Experiments testing fish-deterring devices were conducted at night and in turbid water during the day, to determine their effectiveness in environmental conditions with reduced visual cues. Juvenile Chinook salmon migrate out of the river systems at night. The Sacramento and San Joaquin Rivers and the Sacramento-San Joaquin Delta are turbid. Turbidity may limit fishes’ ability to visually detect water-diversion pipes until fish are within close proximity. Therefore, each device was tested in night experiments and in turbid-water experiments during the day.

Key Findings:

Findings of the final year, of the three-year study, are presented. Juvenile Chinook salmon swimming trials were performed with actual fish in the large flume (representing a model river) containing a diversion pipe that withdrew controlled amounts of water from the flume’s channel water flow. Previous years experiments had shown that fewer fish are diverted at lower intake velocities, therefore the devices tested in year three were designed to increase water-intake area, and decrease water-intake velocity.
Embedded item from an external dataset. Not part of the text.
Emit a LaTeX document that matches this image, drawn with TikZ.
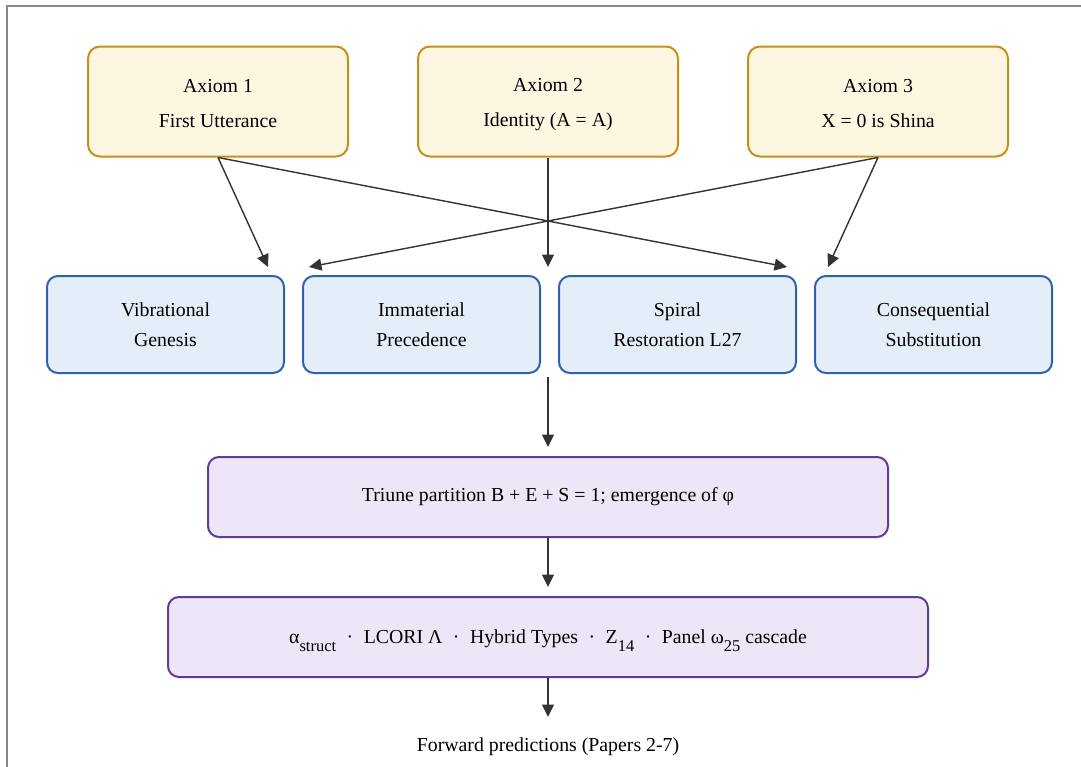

Key hydraulic findings of the experiment include

» Increase in secondary velocities from the upstream to the location of the diversion pipe, and decrease from the location of the diversion pipe to downstream.

» Highest velocity magnitudes are observed in the vicinity of the diversion pipe, and the deterrent device.

» Magnitudes of the velocities at the downstream of the diversion pipe are smaller than those at the upstream due to the water diversion, the hydraulic energy loss due to the friction between the flume walls and the water, and energy loss due to the obstacle effect of the diversion pipe and the deterrent device.

Key biological findings of the experiment include

» Significantly different numbers of fish became entrained during the day, night, and turbid-water experiments among the different guidance-device treatments.

» During day control experiments, 64% of juvenile Chinook salmon were entrained into the open diversion pipe inlet. Significantly fewer fish became entrained through the widened trash-rack box (50% reduction in entrainment). Very few fish were entrained in the louver box and perforated cylinder experiments (97% reduction and 93% reduction respectively).

» 6 additional control experiments were run after completion of the day experiments to determine if fish growth during the 14-d period caused a reduction in entrainment susceptibility. No significant difference was found, providing that differences in fish-entrainment rates among treatments were due to the presence of behavioral guidance devices, and not due to fish growth.

» During night experiments, the widened trash-rack box reduced entrainment 48%, the widened louver-array reduced entrainment 62%, and the perforated cylinder reduced entrainment 75% compared to the control.

» Significantly fewer fish were entrained in the control experiments in turbid water, compared to both day and night conditions. Significantly fewer fish were entrained in each of the guidance device treatments compared to those of the control.

Applications:

We strongly recommend the continued development and field testing of the louver-array box and the perforated cylinder fish-guidance devices. Both devices reduced fish entrainment risk during pipe passage by roughly 99%. Under control conditions, 50% of out-migrating salmon are estimated to be entrained after encountering 5 to 7 unscreened water diversions under the conditions tested in these experiments, but with the louver array box or the perforated cylinder attached to the pipe, it would take well over 350 encounters with water diversions before we expect to lose 50% of fish to entrainment mortality. These devices offer a promising, low-cost method of reducing fish entrainment without reducing water-intake rates, which may provide an alternative to positive barrier screens at small-sized water diversions.